We also learn by the colonial papers, that railroad schemes, confederation schemes, and annexation schemes are popular topics in Victoria. While one paper declares the "Canadian Pacific Railway a necessity, a possibility, and a certainty," its opponent doubts these assumptions, and sees plenty of obstacles in the way of the proposed railroad. The impartial observer may admit the feasibility of a railroad from the Gulf of St. Lawrence to the Gulf of Georgia, and its seeming benefit to the British colonies—supposing the British Government willing to furnish the means of building it. But its real benefit would still be dependent upon certain political conditions not yet effected.

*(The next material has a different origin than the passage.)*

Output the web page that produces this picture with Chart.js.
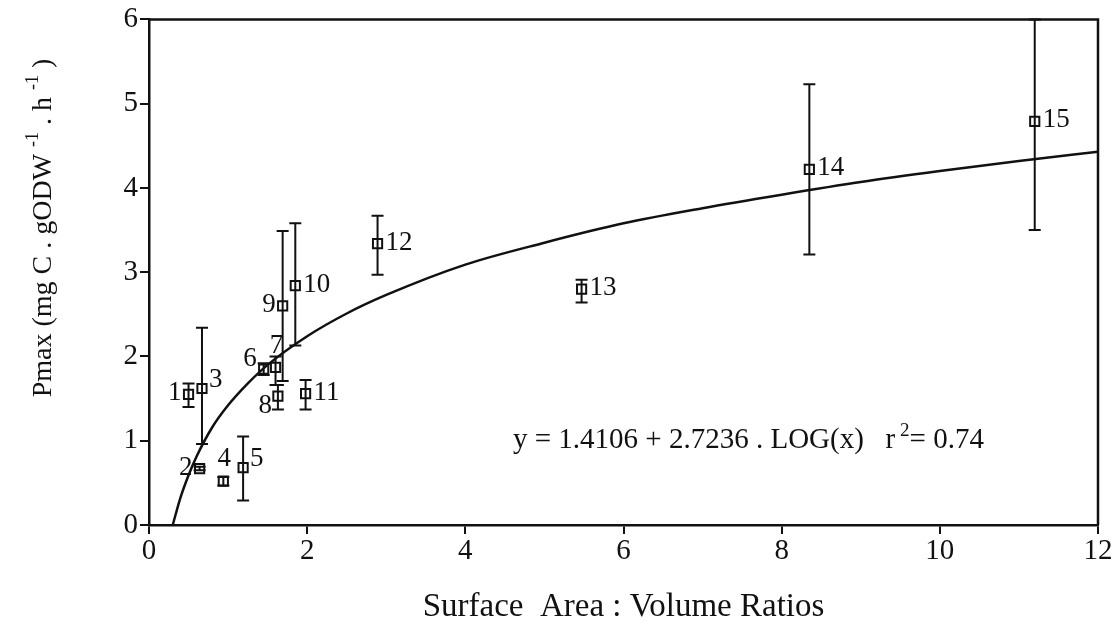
<!DOCTYPE html>
<html>
<head>
<meta charset="utf-8">
<script src="https://cdn.jsdelivr.net/npm/chart.js@4/dist/chart.umd.min.js"></script>
<style>
  html, body { margin: 0; padding: 0; background: #fff; }
  #wrap { width: 1115px; height: 631px; }
</style>
</head>
<body>
<div id="wrap"><canvas id="chart" width="1115" height="631"></canvas></div>
<script>
// sample numbers 1..15
const sampleIds = ['1', '2', '3', '4', '5', '6', '7', '8', '9', '10', '11', '12', '13', '14', '15'];
const saRatios = [0.50, 0.64, 0.67, 0.94, 1.19, 1.45, 1.60, 1.63, 1.69, 1.85, 1.98, 2.89, 5.47, 8.35, 11.20];
const pmaxValues = [1.55, 0.67, 1.62, 0.52, 0.68, 1.85, 1.87, 1.53, 2.60, 2.84, 1.56, 3.34, 2.80, 4.22, 4.79];
const pmaxHigh = [1.68, 0.69, 2.34, 0.57, 1.05, 1.92, 2.00, 1.66, 3.49, 3.58, 1.72, 3.67, 2.91, 5.23, 6.00];
const pmaxLow = [1.40, 0.65, 0.96, 0.47, 0.29, 1.78, 1.66, 1.37, 1.71, 2.13, 1.37, 2.97, 2.64, 3.21, 3.50];

// fitted curve
const fitX = [0.3, 0.4, 0.5, 0.6, 0.8, 1.0, 1.25, 1.5, 2, 2.5, 3, 4, 5, 6, 7, 8, 9, 10, 11, 12];
const fitY = [0.0, 0.33, 0.59, 0.81, 1.16, 1.42, 1.68, 1.90, 2.24, 2.51, 2.73, 3.09, 3.35, 3.58, 3.76, 3.92, 4.07, 4.20, 4.32, 4.43];

const xTicks = [0, 2, 4, 6, 8, 10, 12];
const yTicks = [0, 1, 2, 3, 4, 5, 6];

const serif = '"Liberation Serif", "DejaVu Serif", serif';

// where each sample number sits relative to its marker
const labelSide = {
    '1': 'left', '2': 'left', '3': 'rightUp', '4': 'up', '5': 'rightUp',
    '6': 'leftUp', '7': 'up', '8': 'leftDown', '9': 'left', '10': 'right',
    '11': 'right', '12': 'right', '13': 'right', '14': 'right', '15': 'right'
};

const errorBars = {
    id: 'errorBars',
    afterDatasetsDraw(chart) {
        const { ctx, scales: { x, y } } = chart;
        ctx.save();
        ctx.strokeStyle = '#111';
        ctx.lineWidth = 2;
        saRatios.forEach((r, i) => {
            const px = x.getPixelForValue(r);
            const top = y.getPixelForValue(pmaxHigh[i]);
            const bot = y.getPixelForValue(pmaxLow[i]);
            ctx.beginPath();
            ctx.moveTo(px, top); ctx.lineTo(px, bot);
            ctx.moveTo(px - 6, top); ctx.lineTo(px + 6, top);
            ctx.moveTo(px - 6, bot); ctx.lineTo(px + 6, bot);
            ctx.stroke();
        });
        ctx.restore();
    }
};

const pointNumbers = {
    id: 'pointNumbers',
    afterDraw(chart) {
        const { ctx, scales: { x, y } } = chart;
        ctx.save();
        ctx.fillStyle = '#111';
        ctx.font = '27px ' + serif;
        ctx.textBaseline = 'middle';
        sampleIds.forEach((id, i) => {
            const px = x.getPixelForValue(saRatios[i]);
            const py = y.getPixelForValue(pmaxValues[i]);
            let dx = 8, dy = -1, align = 'left';
            switch (labelSide[id]) {
                case 'left': dx = -7; align = 'right'; break;
                case 'leftUp': dx = -7; dy = -10; align = 'right'; break;
                case 'leftDown': dx = -6; dy = 10; align = 'right'; break;
                case 'rightUp': dx = 7; dy = -9; break;
                case 'up': dx = 1; dy = -22; align = 'center'; break;
            }
            ctx.textAlign = align;
            ctx.fillText(id, px + dx, py + dy);
        });
        ctx.restore();
    }
};

const frameAndText = {
    id: 'frameAndText',
    afterDraw(chart) {
        const { ctx, chartArea: a } = chart;
        ctx.save();
        ctx.strokeStyle = '#111';
        ctx.lineWidth = 2.5;
        ctx.beginPath();
        ctx.moveTo(a.left, a.top); ctx.lineTo(a.right, a.top); ctx.lineTo(a.right, a.bottom);
        ctx.stroke();

        ctx.fillStyle = '#111';
        ctx.textBaseline = 'alphabetic';

        // equation
        let tx = 513, ty = 448;
        const parts = [['y = 1.4106 + 2.7236 . LOG(x)   r', 29, 0], [' 2', 19, -12], ['= 0.74', 29, 0]];
        parts.forEach(([t, s, off]) => {
            ctx.font = s + 'px ' + serif;
            ctx.textAlign = 'left';
            ctx.fillText(t, tx, ty + off);
            tx += ctx.measureText(t).width;
        });

        // y axis title, rotated
        ctx.translate(41, 228);
        ctx.rotate(-Math.PI / 2);
        const ytitle = [['Pmax (mg C . gODW ', 28, 0], ['-1', 18, -13], [' . h ', 28, 0], ['-1', 18, -13], [' )', 28, 0]];
        let total = 0;
        ytitle.forEach(([t, s]) => { ctx.font = s + 'px ' + serif; total += ctx.measureText(t).width; });
        let ox = -total / 2;
        ytitle.forEach(([t, s, off]) => {
            ctx.font = s + 'px ' + serif;
            ctx.fillText(t, ox, 10 + off);
            ox += ctx.measureText(t).width;
        });
        ctx.restore();
    }
};

new Chart(document.getElementById('chart').getContext('2d'), {
    type: 'scatter',
    data: {
        datasets: [
            {
                label: 'fit',
                type: 'line',
                data: fitX.map((v, i) => ({ x: v, y: fitY[i] })),
                borderColor: '#111',
                borderWidth: 2.5,
                pointRadius: 0,
                cubicInterpolationMode: 'monotone',
                fill: false
            },
            {
                label: 'Pmax',
                data: saRatios.map((v, i) => ({ x: v, y: pmaxValues[i] })),
                pointStyle: 'rect',
                pointRadius: 6.5,
                pointBorderWidth: 2,
                pointBackgroundColor: '#fff',
                pointBorderColor: '#111'
            }
        ]
    },
    options: {
        responsive: false,
        animation: false,
        devicePixelRatio: 1,
        layout: { padding: { top: 14, right: 17, left: 0, bottom: 0 } },
        plugins: { legend: { display: false }, tooltip: { enabled: false } },
        scales: {
            x: {
                type: 'linear', min: 0, max: 12,
                afterBuildTicks: s => { s.ticks = xTicks.map(v => ({ value: v })); },
                afterFit: s => { s.height = 106; },
                border: { display: true, color: '#111', width: 2.5 },
                grid: { drawOnChartArea: false, tickLength: 9, tickColor: '#111', lineWidth: 2 },
                ticks: { color: '#111', font: { family: serif, size: 29 }, padding: 0 },
                title: {
                    display: true, text: 'Surface  Area : Volume Ratios', color: '#111',
                    font: { family: serif, size: 33 }, padding: { top: 10 }
                }
            },
            y: {
                type: 'linear', min: 0, max: 6,
                afterBuildTicks: s => { s.ticks = yTicks.map(v => ({ value: v })); },
                afterFit: s => { s.width = 149; },
                border: { display: true, color: '#111', width: 2.5 },
                grid: { drawOnChartArea: false, tickLength: 9, tickColor: '#111', lineWidth: 2 },
                ticks: { color: '#111', font: { family: serif, size: 29 }, padding: 2 }
            }
        }
    },
    plugins: [errorBars, pointNumbers, frameAndText]
});
</script>
</body>
</html>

In the present state of the colony, it can not take advantage of the credit of the home Government, nor even extricate itself from the embarrassments which prevent its doing so. To ameliorate this condition, two plans are proposed: confederation with the Eastern Provinces, or annexation to United States territory. Property owners on the island are generally in favor of annexation. But Government officials, and a class of freshly imported young men who have nothing to lose, are opposed to it. That is about the way it stands. Official integrity, patriotism, and British pride are opposed to annexation; and every other interest is in favor of it.

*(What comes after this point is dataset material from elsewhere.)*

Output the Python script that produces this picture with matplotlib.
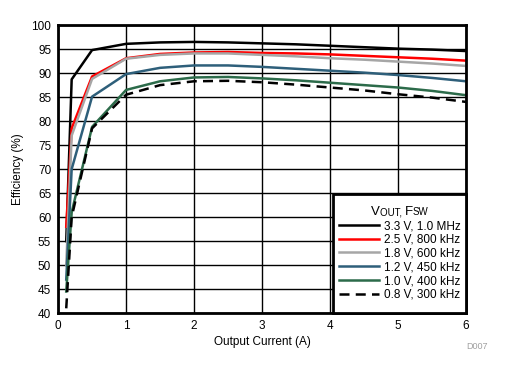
import matplotlib
matplotlib.use('Agg')
import matplotlib.pyplot as plt
from matplotlib.offsetbox import TextArea, HPacker, VPacker, DrawingArea

plt.rcParams['font.family'] = ['Liberation Sans', 'DejaVu Sans']

# Output current (A)
current = [0.12, 0.2, 0.5, 1.0, 1.5, 2.0, 2.5, 3.0, 3.5, 4.0, 4.5, 5.0, 5.5, 6.0]

# Efficiency (%) for each output voltage / switching frequency
eff_3v3 = [55.0, 88.7, 94.8, 96.1, 96.4, 96.5, 96.4, 96.2, 96.0, 95.7, 95.4, 95.1, 94.9, 94.6]
eff_2v5 = [58.0, 78.5, 89.3, 93.1, 94.0, 94.3, 94.4, 94.2, 94.1, 93.9, 93.6, 93.3, 93.0, 92.6]
eff_1v8 = [50.0, 77.0, 88.8, 93.0, 93.8, 94.1, 94.1, 93.8, 93.5, 93.1, 92.8, 92.4, 92.0, 91.5]
eff_1v2 = [47.0, 70.0, 85.1, 89.8, 91.1, 91.6, 91.6, 91.3, 90.9, 90.5, 90.1, 89.6, 89.0, 88.3]
eff_1v0 = [44.5, 61.0, 78.8, 86.5, 88.3, 89.1, 89.2, 88.9, 88.5, 88.0, 87.5, 87.0, 86.3, 85.4]
eff_0v8 = [41.0, 60.0, 78.5, 85.5, 87.5, 88.3, 88.4, 88.1, 87.6, 87.0, 86.4, 85.6, 84.9, 84.0]

labels = ['3.3 V, 1.0 MHz', '2.5 V, 800 kHz', '1.8 V, 600 kHz',
          '1.2 V, 450 kHz', '1.0 V, 400 kHz', '0.8 V, 300 kHz']
series = [eff_3v3, eff_2v5, eff_1v8, eff_1v2, eff_1v0, eff_0v8]
colors = ['#000000', '#FF0000', '#A6A6A6', '#2E5F7A', '#2C6B4A', '#000000']
styles = ['-', '-', '-', '-', '-', (0, (4, 2.5))]

x_ticks = [0, 1, 2, 3, 4, 5, 6]
y_ticks = list(range(40, 101, 5))

fig = plt.figure(figsize=(5.05, 3.75), dpi=100)
ax = fig.add_axes([0.115, 0.165, 0.808, 0.768])

for vals, lab, col, ls in zip(series, labels, colors, styles):
    ax.plot(current, vals, color=col, linestyle=ls, linewidth=1.8, label=lab)

ax.set_xlim(0, 6)
ax.set_ylim(40, 100)
ax.set_xticks(x_ticks)
ax.set_yticks(y_ticks)
ax.grid(True, color='black', linewidth=1.0)
ax.set_axisbelow(True)
ax.tick_params(length=0, labelsize=8.5, pad=5)
for sp in ax.spines.values():
    sp.set_linewidth(2)

ax.set_xlabel('Output Current (A)', fontsize=8.5, labelpad=3)
ax.set_ylabel('Efficiency (%)', fontsize=8.5, labelpad=5)

# legend sits flush in the lower right corner, square black frame
leg = ax.legend(loc='lower right', fontsize=8.5, frameon=True, fancybox=False,
                title=' ', title_fontsize=9, borderaxespad=0, handlelength=3.4,
                labelspacing=0.15, borderpad=0.45, handletextpad=0.45)
leg.get_frame().set_edgecolor('black')
leg.get_frame().set_linewidth(2)
leg.get_frame().set_alpha(1)

# title with small-caps style subscripts: V OUT, F SW
big = dict(fontsize=9.5, color='black')
small = dict(fontsize=7, color='black')
title_row = HPacker(children=[TextArea('V', textprops=big),
                              TextArea('OUT, ', textprops=small),
                              TextArea('F', textprops=big),
                              TextArea('SW', textprops=small)],
                    align='baseline', pad=0, sep=0)
title_box = VPacker(children=[DrawingArea(1, 5), title_row], sep=0, pad=0,
                    align='center')
title_box.set_figure(fig)
handles_box = VPacker(children=[leg._legend_box._children[1], DrawingArea(1, 5)],
                      sep=0, pad=0, align='left')
handles_box.set_figure(fig)
leg._legend_box._children[0] = title_box
leg._legend_box._children[1] = handles_box

fig.text(0.966, 0.07, 'D007', color='#A0A0A0', fontsize=6.5, ha='right')

fig.savefig('out.png', dpi=100)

They have not been able always to afford a line of steamers for themselves, and were compelled to see the American steamers pass on up the Sound, only touching at their wharves. This year, however, a line has been put on between San Francisco and Victoria, carrying Her Majesty's mails, and connecting with the Sound steamers, which run to that port. They are forced, too, to buy a great share of their provisions from American dealers. But, in return, they sell their coal (Nanaimo) to American purchasers. Of the retail trade in miscellaneous articles, American merchants in Victoria control a large proportion. We can not help thinking, if it were annexed, what a glorious city Victoria might become. But remaining as she is, she is too near to American enterprise not to be injured by it; and the same is true of British Columbia all the way to the Lake of the Woods. The Northern Pacific Railroad will draw to itself the agricultural and mineral wealth of a large extent of territory, whose resources are as ample, as they are at present little understood by Americans.

There is little good land on Vancouver's Island, the largest body of it lying on the east side, toward the Gulf of Georgia. Sheep-raising is carried on to a considerable extent; the fleeces being reported light, but the mutton excellent. Fruit, so far as cultivated, does well. But the wealth of the island lies in the heavy forests of the interior, in its coal, and in its fisheries; to which will ultimately be added gold, copper, and salt.